Se non diversamente di volta in volta indicato, il seguente repertorio, ancora largamente incompleto, è ripreso dal "breviario biografico" di Georges Sauvé, Antonio Sacchini 1730-1786 - Un musicien de Marie-Antoinette, e dalla voce Sacchini, Antonio (Maria Gasparo Gioacchino), compilata da David DiChiera per The New Grove Dictionary of Opera (che costituisce del resto anche una delle fonti dichiarate da Sauvé). È bene evidenziare che Georges Sauvé non è un musicologo di professione.
In questa sezione sono compresi i melodrammi che risultano contenere musiche originali di Sacchini affiancate a quelle di altri compositori
La gran parte della musica strumentale pubblicata di Antonio Sacchini risulta risalire al periodo londinese (1772-1781).
I pezzi sacri di Sacchini furono composti per la maggior parte durante il periodo di direzione del conservatorio dell'Ospedaletto a Venezia. Significativamente, tutti i pezzi composti a Venezia sono in tonalità maggiore.

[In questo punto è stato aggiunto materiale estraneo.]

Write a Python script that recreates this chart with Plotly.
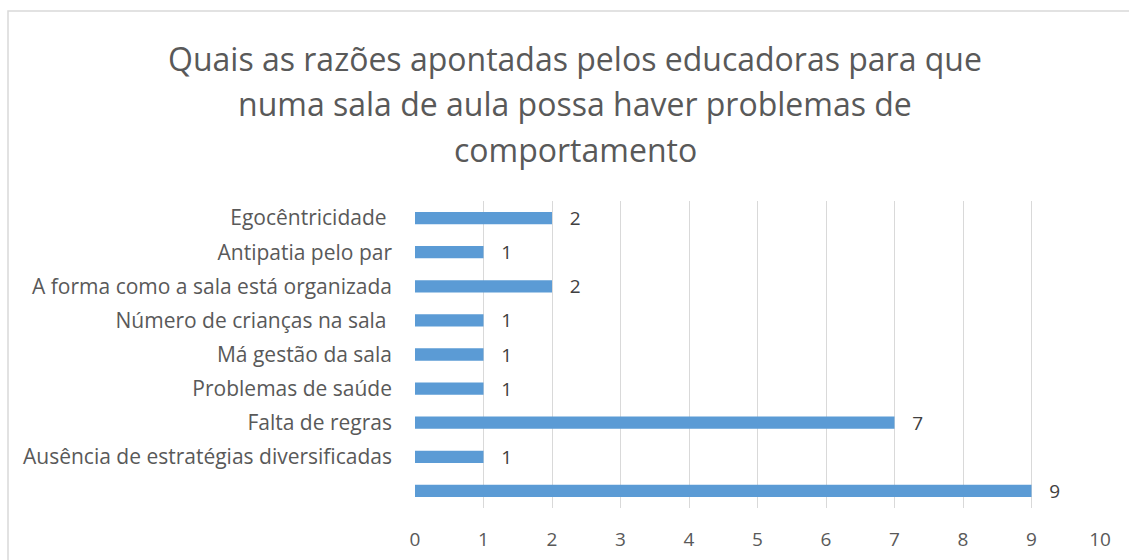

Secondo Gearges Sauvé risultano "numerosi lavori non repertoriati in Italia, a Londra (di cui nove duetti del 1775), a Parigi, a Dublino, ariette inedite pubblicate molto tempo dopo la sua morte, arie, cantate...", nonché un "Quaderno di musica di Francesca Bazin, manoscritto autografo totalmente inedito". Si tratta, in quest'ultimo caso di una raccolta manoscritta di Antonio Sacchini, risalente al 1785 e appartenente attualmente alla collezione privata dello stesso Sauvé, discendente della Bazin. Essa si compone di 19 melodie (16 per soprano e pianoforte, 1 per pianoforte solo, 1 duetto per soprani e pianoforte, e 1 quartetto), ed è stata pubblicata recentemente da ELPE-Musique (Le Cahier de musique de Fanny Bazin). Il quaderno costituisce lo strumento delle lezioni che Sacchini impartiva all'undicenne Bazin su mandato della regina e "testimonia la ricercatezza e l'intensità della vita artistica che la regina Maria Antonietta offriva agli intimi".